His bare feet scraped against the floorboards. He walked into the living room, casually threading his belt through his belt loops. In the bedroom, the bedsprings squeaked as Sienna fluffed a pillow and settled back against the headboard.
“We’re staying right here, Wren,” Chase said. He crossed his arms over his chest, leaning against the doorframe. “You’re acting completely irrational. We are going to sit down and talk about this when you stop throwing a tantrum.”
I didn’t answer him. I wasn’t even looking at him.
I was staring past his shoulder, out the large living room window. While we’d been arguing, the bright summer sunlight had vanished. The sky above the tree line had turned a bruised, sickly purple.
The air pressure inside the cabin suddenly dropped. A heavy, dead sensation pushed against my eardrums. A sharp scent of burning pine sap drifted through the window screens.
“Look at me when I’m talking to you,” Chase demanded, his voice hardening with annoyance.
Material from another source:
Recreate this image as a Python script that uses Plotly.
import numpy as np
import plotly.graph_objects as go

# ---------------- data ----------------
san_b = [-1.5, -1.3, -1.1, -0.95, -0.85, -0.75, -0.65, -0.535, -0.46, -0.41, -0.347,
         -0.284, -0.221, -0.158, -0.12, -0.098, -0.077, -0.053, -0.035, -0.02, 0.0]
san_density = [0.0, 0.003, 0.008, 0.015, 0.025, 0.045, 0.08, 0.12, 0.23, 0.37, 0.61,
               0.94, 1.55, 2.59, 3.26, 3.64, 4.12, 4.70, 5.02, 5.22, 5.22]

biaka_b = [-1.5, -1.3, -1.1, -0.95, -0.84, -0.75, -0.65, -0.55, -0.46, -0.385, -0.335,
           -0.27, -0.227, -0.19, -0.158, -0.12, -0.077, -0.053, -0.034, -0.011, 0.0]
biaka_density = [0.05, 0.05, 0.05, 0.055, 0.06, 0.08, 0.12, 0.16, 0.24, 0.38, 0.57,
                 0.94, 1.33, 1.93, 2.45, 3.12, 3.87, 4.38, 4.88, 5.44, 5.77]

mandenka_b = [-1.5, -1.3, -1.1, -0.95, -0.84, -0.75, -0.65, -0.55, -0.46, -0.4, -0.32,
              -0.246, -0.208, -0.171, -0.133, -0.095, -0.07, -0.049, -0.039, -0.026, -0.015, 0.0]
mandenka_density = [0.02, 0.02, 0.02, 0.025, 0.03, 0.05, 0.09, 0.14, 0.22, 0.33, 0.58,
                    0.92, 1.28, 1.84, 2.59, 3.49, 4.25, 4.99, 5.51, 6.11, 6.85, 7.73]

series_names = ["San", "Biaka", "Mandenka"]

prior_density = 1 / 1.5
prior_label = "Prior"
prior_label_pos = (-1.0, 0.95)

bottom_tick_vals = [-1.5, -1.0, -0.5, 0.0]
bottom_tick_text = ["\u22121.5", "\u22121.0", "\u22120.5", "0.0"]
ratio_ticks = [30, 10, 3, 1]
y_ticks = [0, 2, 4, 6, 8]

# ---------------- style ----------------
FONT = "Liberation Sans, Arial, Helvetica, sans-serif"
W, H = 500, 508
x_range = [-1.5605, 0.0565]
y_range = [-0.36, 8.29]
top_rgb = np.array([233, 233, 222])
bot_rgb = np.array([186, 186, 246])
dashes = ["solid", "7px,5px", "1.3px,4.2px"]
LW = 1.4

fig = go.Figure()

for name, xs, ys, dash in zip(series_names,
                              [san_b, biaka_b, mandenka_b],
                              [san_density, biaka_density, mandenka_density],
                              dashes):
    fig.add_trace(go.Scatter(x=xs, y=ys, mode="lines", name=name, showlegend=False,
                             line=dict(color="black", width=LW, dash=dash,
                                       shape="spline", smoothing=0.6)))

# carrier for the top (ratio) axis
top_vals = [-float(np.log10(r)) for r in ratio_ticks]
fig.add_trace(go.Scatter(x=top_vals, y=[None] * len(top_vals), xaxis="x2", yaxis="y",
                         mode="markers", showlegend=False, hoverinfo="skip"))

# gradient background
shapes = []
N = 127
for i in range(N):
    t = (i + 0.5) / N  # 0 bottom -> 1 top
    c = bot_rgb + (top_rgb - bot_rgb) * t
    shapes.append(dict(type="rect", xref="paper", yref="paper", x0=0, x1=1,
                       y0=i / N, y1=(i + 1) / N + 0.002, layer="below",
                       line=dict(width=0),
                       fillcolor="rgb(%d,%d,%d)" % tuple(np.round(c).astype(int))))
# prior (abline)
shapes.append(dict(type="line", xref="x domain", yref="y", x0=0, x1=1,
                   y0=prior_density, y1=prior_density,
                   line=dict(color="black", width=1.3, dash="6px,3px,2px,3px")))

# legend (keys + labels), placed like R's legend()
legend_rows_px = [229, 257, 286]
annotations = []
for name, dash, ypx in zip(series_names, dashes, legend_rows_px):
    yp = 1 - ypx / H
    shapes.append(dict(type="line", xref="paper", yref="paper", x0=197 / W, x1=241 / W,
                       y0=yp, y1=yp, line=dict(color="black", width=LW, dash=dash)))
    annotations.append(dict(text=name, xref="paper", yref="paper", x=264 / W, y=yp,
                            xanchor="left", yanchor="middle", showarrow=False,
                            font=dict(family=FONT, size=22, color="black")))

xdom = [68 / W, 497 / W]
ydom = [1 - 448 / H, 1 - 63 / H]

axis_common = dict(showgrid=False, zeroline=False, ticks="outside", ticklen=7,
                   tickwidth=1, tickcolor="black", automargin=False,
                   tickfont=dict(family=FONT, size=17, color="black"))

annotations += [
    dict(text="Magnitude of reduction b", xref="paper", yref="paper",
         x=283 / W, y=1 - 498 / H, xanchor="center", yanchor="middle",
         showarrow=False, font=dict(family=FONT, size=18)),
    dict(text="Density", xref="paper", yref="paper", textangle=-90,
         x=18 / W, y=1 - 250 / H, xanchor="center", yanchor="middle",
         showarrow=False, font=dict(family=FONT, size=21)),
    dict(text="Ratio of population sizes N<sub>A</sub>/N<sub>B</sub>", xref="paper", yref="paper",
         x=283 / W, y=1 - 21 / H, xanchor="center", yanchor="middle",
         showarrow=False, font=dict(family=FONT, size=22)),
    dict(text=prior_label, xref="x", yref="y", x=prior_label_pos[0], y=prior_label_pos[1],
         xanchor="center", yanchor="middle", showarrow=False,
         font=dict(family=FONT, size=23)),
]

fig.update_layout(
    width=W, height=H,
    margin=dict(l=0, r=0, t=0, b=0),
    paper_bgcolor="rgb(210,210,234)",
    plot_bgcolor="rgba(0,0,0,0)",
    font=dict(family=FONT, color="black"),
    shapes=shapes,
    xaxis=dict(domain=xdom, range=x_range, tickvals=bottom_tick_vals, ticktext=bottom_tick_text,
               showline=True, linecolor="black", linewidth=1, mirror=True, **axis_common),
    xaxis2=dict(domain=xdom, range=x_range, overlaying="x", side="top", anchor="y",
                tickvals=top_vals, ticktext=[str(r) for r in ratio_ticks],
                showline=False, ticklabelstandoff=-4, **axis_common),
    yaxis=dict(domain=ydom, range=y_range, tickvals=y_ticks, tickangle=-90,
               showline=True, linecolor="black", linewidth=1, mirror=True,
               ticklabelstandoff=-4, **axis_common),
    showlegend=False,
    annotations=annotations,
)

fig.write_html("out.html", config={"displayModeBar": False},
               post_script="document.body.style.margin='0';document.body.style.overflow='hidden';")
Before I could answer, the neighbor’s dog began to wail. It was a high-pitched shriek of pure terror. Then came the vibration. A deep rumble shook the floorboards and rattled the teacups inside Esther’s kitchen cabinets.
“Chase?” Sienna called from the bedroom. “What is that?”
A wall of fire crested the ridge a quarter-mile away.
Driven by the high summer winds, it chewed through the dry brush at terrifying speed.
The heat hit the window glass instantly, radiating into the living room.
Gray ash began to sift through the window sills.
Thick smoke curled under the front door.
Chase stumbled backward. The slick arrogance melted right off his face.
“Sienna, get up!” Chase screamed, his false composure shattering instantly. “Get out here now!”
Sienna burst into the living room a second later, barefoot and clutching her clothes to her chest. She took one look at the hellish glow outside the window and shrieked.
“The car!” Sienna sobbed, sprinting toward the exit. “Chase, the car!”
They bolted for the front door. I tried to follow them, but the sharp jolt of panic was useless against the reality of being seven months pregnant. As I lunged forward, the awkward, shifting weight of the baby dragged me down. My foot caught the edge of the braided rug, and I went down hard.
My knee slammed into the pine floorboards. A bright pain shot up my leg. Woodsmoke filled the back of my throat, harsh and choking, bringing immediate tears to my eyes.
“Wait.” I coughed. I grabbed the heavy arm of the sofa, dragging myself up. “I can’t move fast. Help me.”
Chase yanked the front door open. The roar of the fire swelled, a terrifying wall of sound that drowned out the wind. Smoke billowed onto the porch, completely obscuring the driveway.
“Go, go, get out!” Chase yelled at Sienna, shoving her outside into the haze.
“Chase,” I pleaded, finally finding my footing. I reached my hand out toward him, coughing as the thick air hit my lungs. “Take my arm, I can’t—”
Chase stepped out onto the porch, and I could have sobbed in relief. Everything he had done in the bedroom—the deceit, the money—none of it mattered right now. We just had to survive. I knew he would reach back for me. At the very least, he would always want to protect our baby.